Synopses & Reviews
Synopsis
This book is concerned with a single group of quantum liquids, normal Fermi liqztids, discussing the nature of elementary excitations, the central concept of response functions. It is intended as a text for a graduate course in quantum statistical mechanics or low temperature theory.
Synopsis
Originally published as two separate volumes, The Theory of Quantum Liquids is a classic text that attempts to describe the qualitative and unifying aspects of an extremely broad and diversified field. Volume I deals with normal Fremi liquids, such as 3He and electrons in metals.
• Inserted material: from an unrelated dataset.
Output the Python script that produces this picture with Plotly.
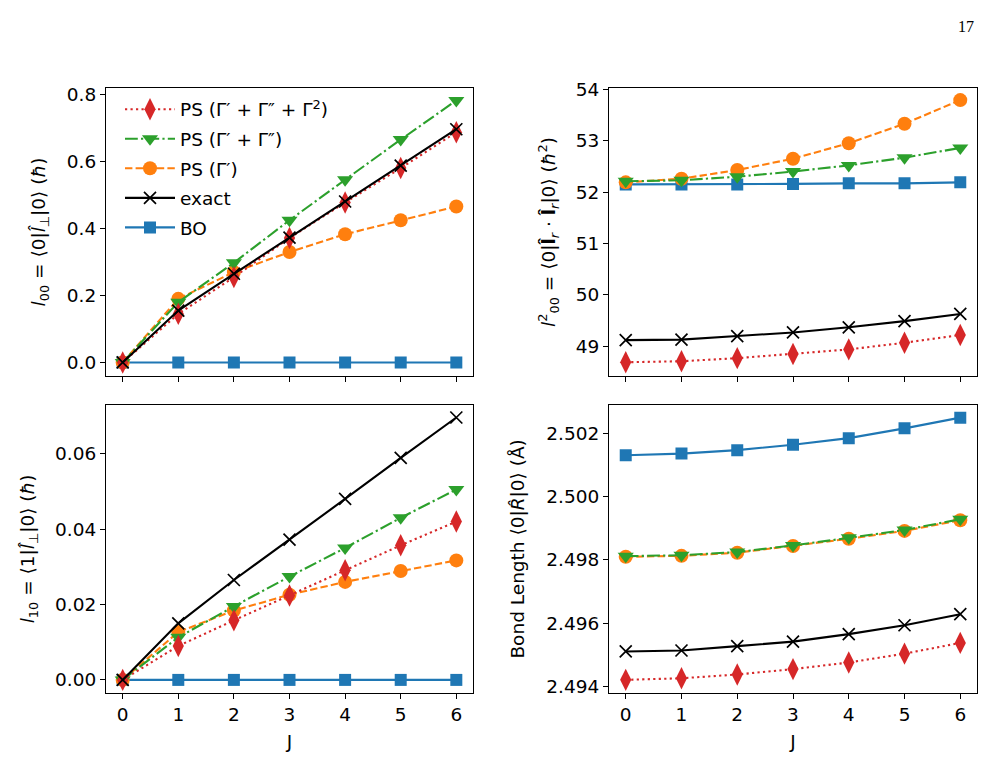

Volume II consists of a detailed treatment of Bose condensation and liquid 4He, including the development of a Bose liquid theory and a microscopic basis for the two-fluid model, and the description of the elementary excitations of liquid HeII.
About the Author
David Pines is research professor of physics at the University of Illinois at Urbana-Champaign. He has made pioneering contributions to an understanding of many-body problems in condensed matter and nuclear physics, and to theoretical astrophysics. Editor of Perseus Frontiers in Physics series and former editor of American Physical Societys Reviews of Modern Physics, Dr. Pines is a member of the National Academy of Sciences, the American Philosophical Society, a foreign member of the USSR Academy of Sciences, a fellow of the American Academy of Arts and Sciences, and of the American Association for the Advancement of Science. Dr. Pines has received a number of awards, including the Eugene Feenberg Memorial Medal for Contributions to Many-Body Theory; the P.A.M. Dirac Silver Medal for the Advancement of Theoretical Physics; and the Friemann Prize in Condensed Matter Physics.